My supervisor previously coordinated the unit and expressed similar feelings to me about his role. This was exacerbated with the massive drop in students attending lectures, from 80-90% when I took the class in 2004 to approximate 10-15% in 2015. Students wanted to go online, but the course wasn’t there yet.

My reduced enthusiasm, as well as the reduced enthusiasm of my supervisor, has me worried about a potential career in academia. If I was bored with content after what was really only a few years, how would I feel about carving out a niche and sticking to it for the rest of my life? And how would I adjust to a group of students who are less engaged in person than I was used to?

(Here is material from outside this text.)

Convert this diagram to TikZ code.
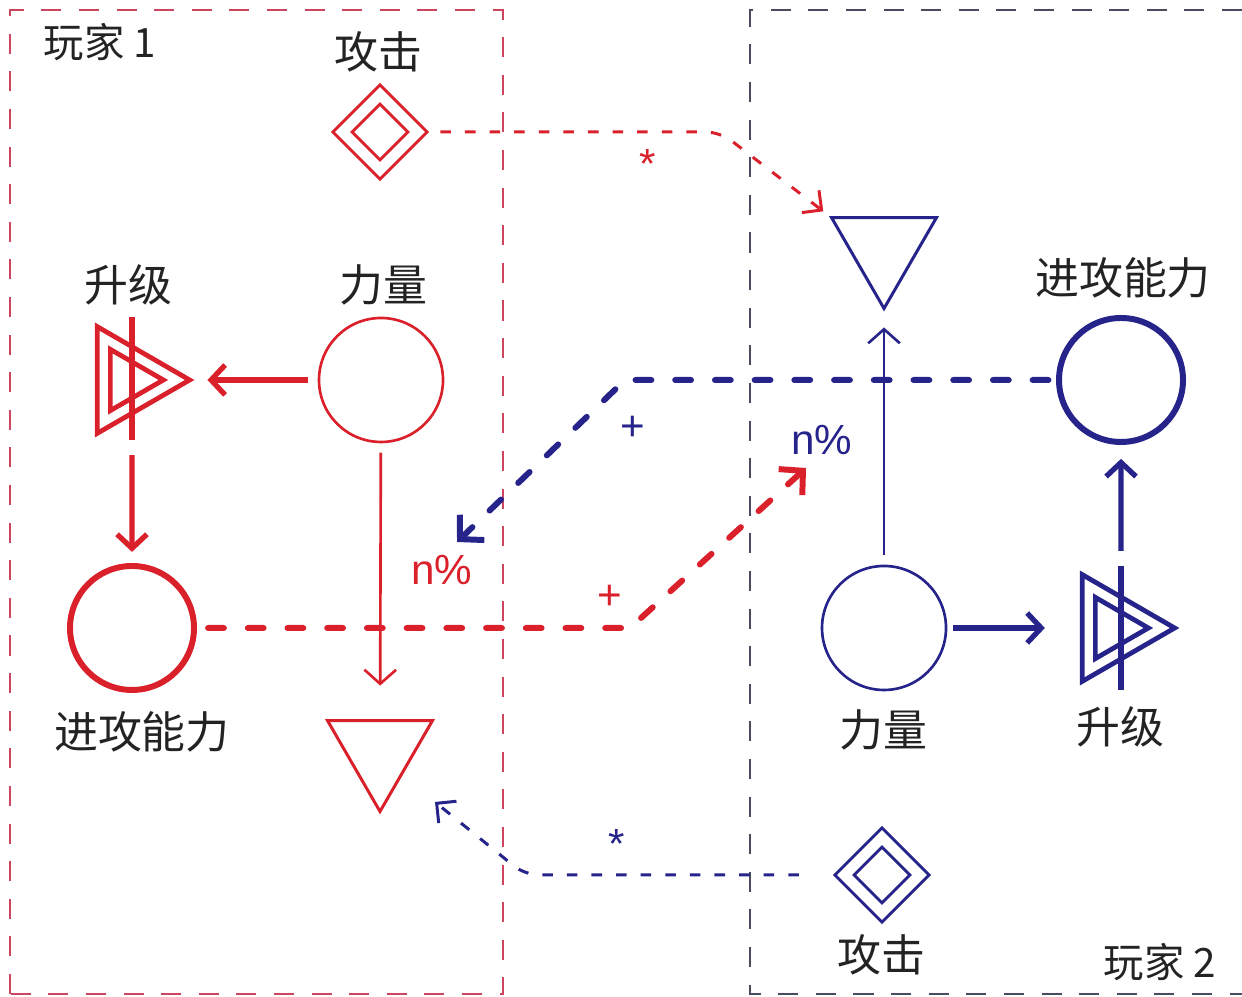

Luckily, help is available. By engaging with the online and in-person communities of academics experimenting with ways to mix things up in the classroom, universities will (hopefully) be able to engage students in these important topics (even, dare I say it, outside of human geography!) for years to come. And hopefully technology will mean that academics can hit ‘resend’ on content that doesn’t need to be fresh each year and devote themselves to providing fresh new case studies for everyone’s enjoyment, including their own!



  1. Thanks for this post Gen! I’m also pondering the pros and cons of academia and it’s good to hear some thoughts from the inside (I’m on the ‘outside’).

    1. Thanks for your comment, Michelle! It’s unfortunate that you don’t get an opportunity to try teaching – it really does help you imagine if life as an academic would suit you!